* Supplied material:
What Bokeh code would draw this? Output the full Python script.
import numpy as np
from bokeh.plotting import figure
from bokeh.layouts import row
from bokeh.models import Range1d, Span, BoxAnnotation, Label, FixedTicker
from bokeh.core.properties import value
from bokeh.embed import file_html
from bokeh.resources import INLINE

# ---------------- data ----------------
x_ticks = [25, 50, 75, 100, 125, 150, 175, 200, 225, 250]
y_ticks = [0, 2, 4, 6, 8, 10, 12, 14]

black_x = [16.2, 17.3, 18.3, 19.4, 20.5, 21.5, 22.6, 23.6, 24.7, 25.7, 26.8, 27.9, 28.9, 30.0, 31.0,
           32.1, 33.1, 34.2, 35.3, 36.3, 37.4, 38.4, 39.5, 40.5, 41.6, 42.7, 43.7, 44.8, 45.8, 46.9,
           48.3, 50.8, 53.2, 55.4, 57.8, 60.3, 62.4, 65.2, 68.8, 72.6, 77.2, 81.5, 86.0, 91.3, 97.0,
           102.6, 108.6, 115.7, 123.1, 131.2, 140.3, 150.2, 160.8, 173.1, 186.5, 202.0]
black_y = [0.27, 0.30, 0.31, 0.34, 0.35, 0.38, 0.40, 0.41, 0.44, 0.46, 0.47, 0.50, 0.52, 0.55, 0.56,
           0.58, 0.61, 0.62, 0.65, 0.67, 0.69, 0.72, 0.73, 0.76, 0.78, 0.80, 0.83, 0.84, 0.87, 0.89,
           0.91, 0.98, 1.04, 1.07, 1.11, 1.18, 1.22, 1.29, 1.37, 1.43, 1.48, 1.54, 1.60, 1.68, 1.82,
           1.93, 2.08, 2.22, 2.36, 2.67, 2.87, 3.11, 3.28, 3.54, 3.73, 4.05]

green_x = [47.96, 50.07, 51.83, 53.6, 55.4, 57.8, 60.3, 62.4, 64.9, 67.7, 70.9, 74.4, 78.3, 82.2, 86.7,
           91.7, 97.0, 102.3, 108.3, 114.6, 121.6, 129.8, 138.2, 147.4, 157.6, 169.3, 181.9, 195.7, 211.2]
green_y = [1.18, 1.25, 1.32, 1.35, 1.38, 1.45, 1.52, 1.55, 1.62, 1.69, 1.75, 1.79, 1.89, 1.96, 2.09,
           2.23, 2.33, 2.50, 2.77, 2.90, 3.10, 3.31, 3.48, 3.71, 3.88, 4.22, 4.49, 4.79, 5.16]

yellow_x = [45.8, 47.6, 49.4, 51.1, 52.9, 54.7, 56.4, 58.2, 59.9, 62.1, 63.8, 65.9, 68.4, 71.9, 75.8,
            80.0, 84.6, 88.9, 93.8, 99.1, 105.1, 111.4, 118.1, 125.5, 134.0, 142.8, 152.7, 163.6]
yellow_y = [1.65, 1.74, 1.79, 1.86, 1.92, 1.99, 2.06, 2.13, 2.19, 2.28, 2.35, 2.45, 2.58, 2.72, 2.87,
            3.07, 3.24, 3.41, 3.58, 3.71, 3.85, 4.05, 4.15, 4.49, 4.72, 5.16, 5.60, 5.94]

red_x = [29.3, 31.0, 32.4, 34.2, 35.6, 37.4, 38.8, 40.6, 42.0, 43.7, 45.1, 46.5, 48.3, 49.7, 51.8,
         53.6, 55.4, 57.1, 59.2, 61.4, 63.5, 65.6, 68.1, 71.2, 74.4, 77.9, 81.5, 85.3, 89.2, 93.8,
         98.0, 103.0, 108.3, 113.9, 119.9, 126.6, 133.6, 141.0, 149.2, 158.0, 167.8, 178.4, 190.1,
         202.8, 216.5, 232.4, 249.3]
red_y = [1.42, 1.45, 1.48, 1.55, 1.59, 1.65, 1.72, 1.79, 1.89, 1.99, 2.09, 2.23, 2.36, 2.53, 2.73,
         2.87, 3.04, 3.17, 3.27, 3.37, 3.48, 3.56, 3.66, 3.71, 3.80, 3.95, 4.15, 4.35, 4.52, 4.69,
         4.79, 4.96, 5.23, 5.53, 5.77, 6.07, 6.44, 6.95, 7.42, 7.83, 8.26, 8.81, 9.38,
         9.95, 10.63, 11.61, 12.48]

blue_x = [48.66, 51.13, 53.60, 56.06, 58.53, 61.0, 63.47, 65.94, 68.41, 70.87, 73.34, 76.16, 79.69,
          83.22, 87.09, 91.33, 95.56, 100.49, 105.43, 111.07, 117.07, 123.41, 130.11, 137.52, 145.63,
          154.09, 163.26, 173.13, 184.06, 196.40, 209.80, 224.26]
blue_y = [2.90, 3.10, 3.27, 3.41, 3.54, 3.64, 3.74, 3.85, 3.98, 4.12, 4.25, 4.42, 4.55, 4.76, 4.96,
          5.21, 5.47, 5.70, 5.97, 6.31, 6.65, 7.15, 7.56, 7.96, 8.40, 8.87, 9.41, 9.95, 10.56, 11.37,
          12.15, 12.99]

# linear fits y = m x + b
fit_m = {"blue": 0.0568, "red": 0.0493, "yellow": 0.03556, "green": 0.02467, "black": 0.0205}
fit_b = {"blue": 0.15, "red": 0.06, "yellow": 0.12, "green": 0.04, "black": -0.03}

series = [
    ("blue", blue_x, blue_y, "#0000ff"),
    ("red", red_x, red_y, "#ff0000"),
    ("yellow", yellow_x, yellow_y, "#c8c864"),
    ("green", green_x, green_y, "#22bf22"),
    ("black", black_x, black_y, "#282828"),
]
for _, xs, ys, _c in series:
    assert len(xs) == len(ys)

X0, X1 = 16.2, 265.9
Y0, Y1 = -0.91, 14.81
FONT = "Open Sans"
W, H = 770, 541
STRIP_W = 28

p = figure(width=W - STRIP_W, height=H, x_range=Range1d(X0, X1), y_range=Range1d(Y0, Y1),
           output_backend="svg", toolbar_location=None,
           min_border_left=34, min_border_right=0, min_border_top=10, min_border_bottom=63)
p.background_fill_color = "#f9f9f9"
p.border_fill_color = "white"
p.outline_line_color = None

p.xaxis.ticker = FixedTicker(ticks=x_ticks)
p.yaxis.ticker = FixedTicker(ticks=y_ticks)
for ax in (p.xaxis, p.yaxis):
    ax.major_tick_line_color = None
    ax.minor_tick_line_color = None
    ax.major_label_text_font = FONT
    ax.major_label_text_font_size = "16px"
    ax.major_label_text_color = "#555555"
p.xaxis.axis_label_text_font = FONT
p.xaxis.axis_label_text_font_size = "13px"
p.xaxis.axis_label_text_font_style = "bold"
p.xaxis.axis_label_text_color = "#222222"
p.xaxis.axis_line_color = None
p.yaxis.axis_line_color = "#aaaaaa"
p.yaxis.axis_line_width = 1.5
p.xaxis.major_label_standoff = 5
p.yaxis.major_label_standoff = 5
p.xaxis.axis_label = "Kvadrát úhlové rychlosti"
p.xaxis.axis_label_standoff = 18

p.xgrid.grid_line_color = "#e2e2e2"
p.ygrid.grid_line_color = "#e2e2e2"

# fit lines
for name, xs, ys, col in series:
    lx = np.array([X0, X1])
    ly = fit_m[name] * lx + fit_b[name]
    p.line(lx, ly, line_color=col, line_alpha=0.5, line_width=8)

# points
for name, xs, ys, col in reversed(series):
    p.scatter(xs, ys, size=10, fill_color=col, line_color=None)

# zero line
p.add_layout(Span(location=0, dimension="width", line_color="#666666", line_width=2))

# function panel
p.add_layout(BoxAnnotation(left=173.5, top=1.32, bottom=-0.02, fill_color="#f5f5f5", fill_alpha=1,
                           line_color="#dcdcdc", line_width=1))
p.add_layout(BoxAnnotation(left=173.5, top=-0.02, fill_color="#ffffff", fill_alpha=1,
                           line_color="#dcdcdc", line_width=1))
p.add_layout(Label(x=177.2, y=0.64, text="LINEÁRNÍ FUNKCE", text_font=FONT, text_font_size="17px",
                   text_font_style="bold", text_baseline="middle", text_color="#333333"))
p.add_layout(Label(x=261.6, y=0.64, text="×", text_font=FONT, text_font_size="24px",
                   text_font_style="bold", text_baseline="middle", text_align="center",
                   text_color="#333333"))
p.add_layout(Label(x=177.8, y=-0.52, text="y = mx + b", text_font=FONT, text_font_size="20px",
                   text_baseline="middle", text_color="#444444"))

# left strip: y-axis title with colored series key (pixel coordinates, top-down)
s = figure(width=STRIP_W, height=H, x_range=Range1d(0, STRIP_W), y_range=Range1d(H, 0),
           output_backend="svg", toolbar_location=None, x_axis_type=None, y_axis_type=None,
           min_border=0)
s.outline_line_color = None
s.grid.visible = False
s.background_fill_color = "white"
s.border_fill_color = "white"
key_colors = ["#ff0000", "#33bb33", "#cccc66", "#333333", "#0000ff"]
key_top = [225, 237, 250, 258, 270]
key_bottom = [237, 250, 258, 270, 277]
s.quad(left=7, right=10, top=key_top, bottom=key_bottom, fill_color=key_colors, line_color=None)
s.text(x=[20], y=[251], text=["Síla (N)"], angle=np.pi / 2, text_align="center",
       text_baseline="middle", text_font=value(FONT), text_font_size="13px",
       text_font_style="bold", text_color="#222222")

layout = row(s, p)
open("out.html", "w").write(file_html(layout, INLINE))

* Aim of the exercise: What are the exact lines from the beginning of the material through the line containing "from bokeh.resources import INLINE"? Write out those lines alone.

* Task result:
What Bokeh code would draw this? Output the full Python script.
import numpy as np
from bokeh.plotting import figure
from bokeh.layouts import row
from bokeh.models import Range1d, Span, BoxAnnotation, Label, FixedTicker
from bokeh.core.properties import value
from bokeh.embed import file_html
from bokeh.resources import INLINE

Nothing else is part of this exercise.